Yes, there are, but here’s why: We just surpassed 7 billion people on the planet. As more and more people are on the planet, more and more of them are going to be close to active natural processes and suffering from them as hazards. It’s not an illusion in any way. And the media does cover them better, yes, we can see more graphic demonstrations of their power. But the fact is, there are more people on the planet, and more of them are under the gun for natural processes than ever before.

Is climate change affecting the disasters?

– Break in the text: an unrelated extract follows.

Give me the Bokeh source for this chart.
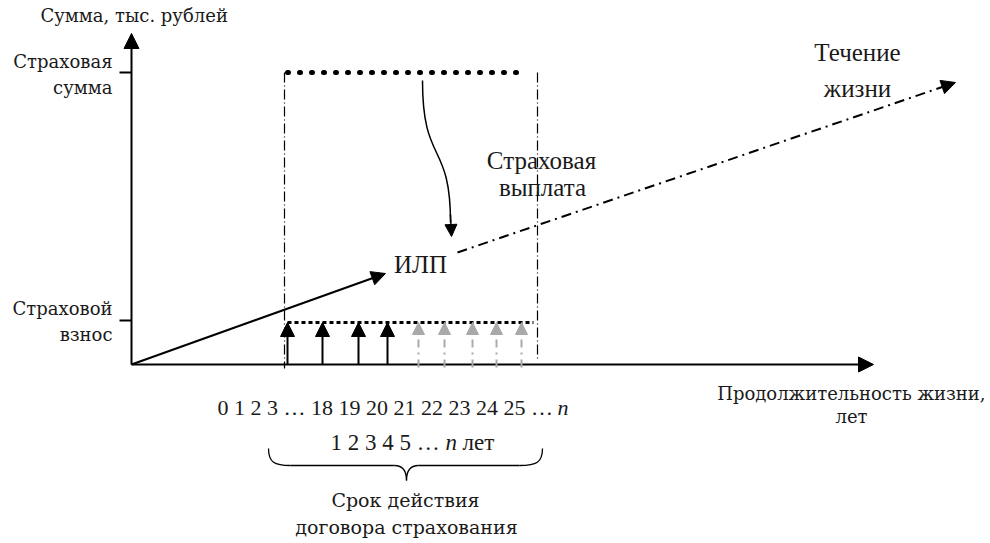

In a number of ways, and some of them very poorly understood. What violent weather is all about is clashes between warm, moist air masses and cold, dry air masses. The more extremely different those air masses are, the more potentially violent those clashes can be. There’s every reason to believe that violent weather will get more violent, to some extent. Bigger hurricanes, maybe more hurricanes, maybe more strong hurricanes, maybe more tornadic storms. The problem is that we only have very solid data on that since we’ve had satellites—since the ’70s, basically. And since then, we can talk about changes in frequencies, and certainly there seem to be more strong hurricanes than there were previously—not changes in number or frequency, but the hurricanes that are forming seem to be bigger and stronger hurricanes. But there’s argument within the community about that pattern—is that an aberration we’re just picking up on because we a limited set of data, or is that really going on? At any rate, most of us agree that we expect to see more violent storms, but we don’t have the long-term data yet.